Hace tiempo escuché o leí que no es más valiente el que no tiene miedo, si no el que a pesar de tenerlo actúa enfrentándose a él. Supongo que valor y miedo deben estar unidos y el primero no puede existir sin el segundo.
Pero no voy a divagar más sobre significados que no es el objeto de este comentario y si voy a volver sobre el valor que hace falta para expresar los sentimientos, que aunque parezca mentira, tenemos que tener para decir lo que sentimos a las personas queridas.

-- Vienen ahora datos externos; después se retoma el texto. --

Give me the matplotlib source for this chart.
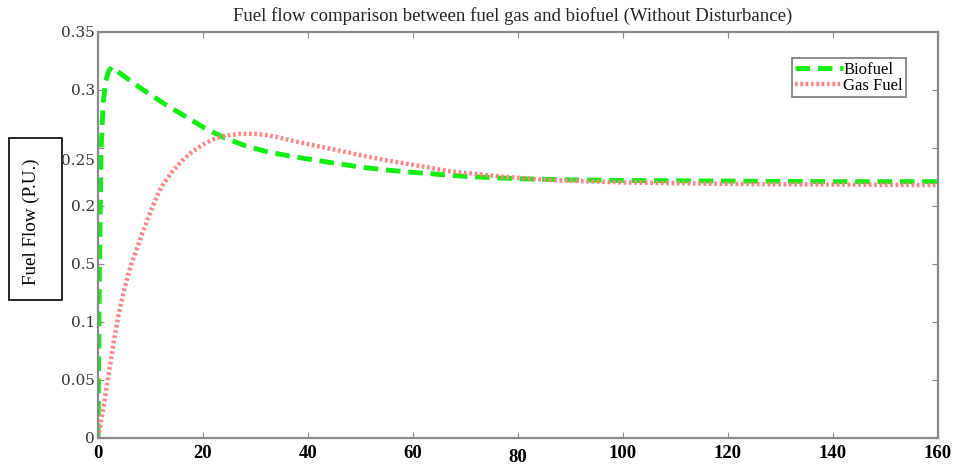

Como decía antes entiendo por qué no le dijiste más veces “te quiero”, pero también creo que da igual las veces que se lo digamos a alguien, cuando ya no tenemos oportunidad de decirlo, nos van a parecer pocas y desearemos tener o haber tenido al menos una oportunidad más.
Así que, después de toda esta reflexión, no quiero dejar pasar este día sin decírtelo yo: TE QUIERO PAPÁ.
Magnífica reflexión y, seguramente, muy acertada. Con el paso de los años no sólo vamos adquiriendo más experiencia, sino también, a poco que nos esforcemos, muchos más conocimientos. Así, conjugando aquélla con éstos, llegamos a conclusiones mucho más maduras y ecuánimes. Muchas gracias por tu comentario; yo también te quiero.